In the new study LeWinn and her colleagues created a “weighted” version of this dataset that better reflected the distribution of demographic characteristics such as sex, race/ethnicity, parental education and income in the US population, and then asked whether correctly weighting the sample changed what the brain images revealed about how the brain develops during childhood.

The researchers found that weighting the data in this fashion significantly altered what the brain images showed about the timeline of brain development during childhood and adolescence. In most cases, the weighted data showed brain regions reaching their peak size much earlier than the unweighted data would have suggested, suggesting a faster pace of development in the weighted sample. For example, the unweighted data showed overall brain surface area peaking at 12.1 years , while the correctly weighted data revealed that this peak more likely occurs at 9.7 years of age — a 2.4 year difference.

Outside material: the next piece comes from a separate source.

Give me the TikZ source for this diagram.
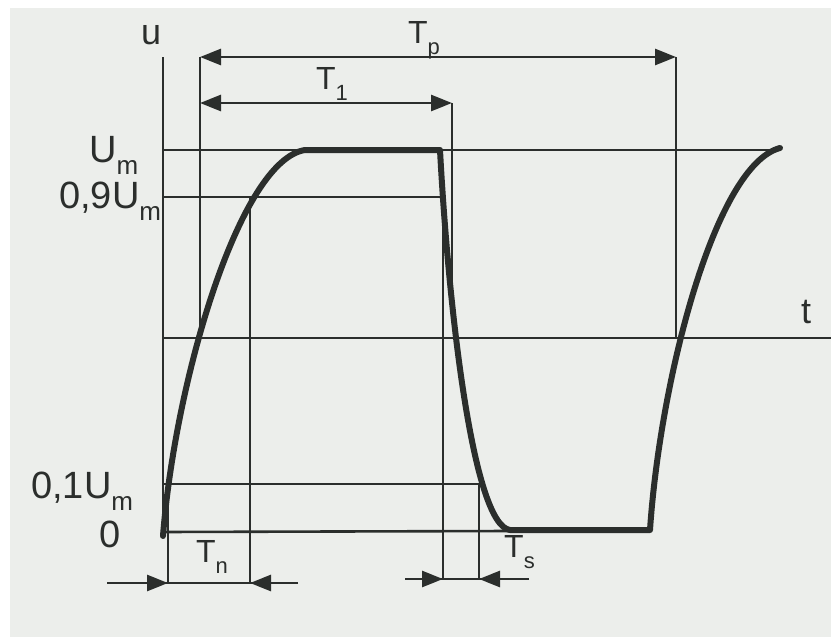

The authors also found that weighting the PING dataset impacted the apparent order in which different brain regions develop. In the unweighted sample, the frontal, occipital, and temporal lobes of the brain all seem to develop at about the same time, which is contrary to a broader understanding in neuroscience that the brain develops from back to front, starting with sensory and motor regions and only in late adolescence finishing the development of regions in the front of the brain involved in more abstract forms of cognition. The weighted imaging data matched this back-to-front model much better: it showed the parietal and occipital lobes in the back of the head developing earliest, followed by the temporal lobe beneath the ears, and the frontal lobe last.

“The differences we found are pretty dramatic,” said LeWinn. “The weighted data showed maturation peaking in some brain regions as much as four years earlier than the unweighted data would have suggested. We’ve shown that simply by weighting a dataset to better approximate a representative U.S. sample, we can end up with very different ideas about how the brain develops. Not only do we see big differences in age at peak surface area and volume, but we also found that the weighted data gives us a pattern of brain development that is more consistent with what we’d expect, with sensorimotor areas developing first, followed by association cortices.”

Enter population neuroscience

The new research adds to a growing debate in neuroscience about the use of small “samples of convenience” rather than investing in larger and more sweeping samples that carefully represent well-defined target populations of interest within the U.S.

“Most cognitive neuroscience studies are so small that we can’t apply the weighting methods used in our study to approximate a U.S. sample, which we were able to do because of the large size of the PING dataset,” LeWinn said. “But at a minimum, researchers doing these studies need to be very transparent about the demographic characteristics of their sample, and consider to whom it’s reasonable to generalize their findings. That way when the community sees inconsistent findings across studies of the same research question, we can consider differences in sample composition as one potential explanation.”

LeWinn added that it’s not reasonable to insist that all neuroimaging studies of healthy populations be perfectly representative of the U.S: “That would be impractical and financially prohibitive, and we certainly don’t want to suggest that. But certainly for large, multisite studies, like the new NIH-funded Adolescent Brain Cognitive Development (ABCD) Study, representative sampling should be a primary goal.”

The research was supported by the National Institute of Mental Health, the National Institute on Drug Abuse, the National Institute on Alcohol Abuse and Alcoholism, the Jacobs Foundation, the AIM for Mental Health program of One Mind Institute, and the Pediatric Imaging, Neurocognition and Genetics Study, which is funded by the National Institutes of Health, the National Institute on Drug Abuse and the Eunice Kennedy Shriver National Institute of Child Health & Human Development.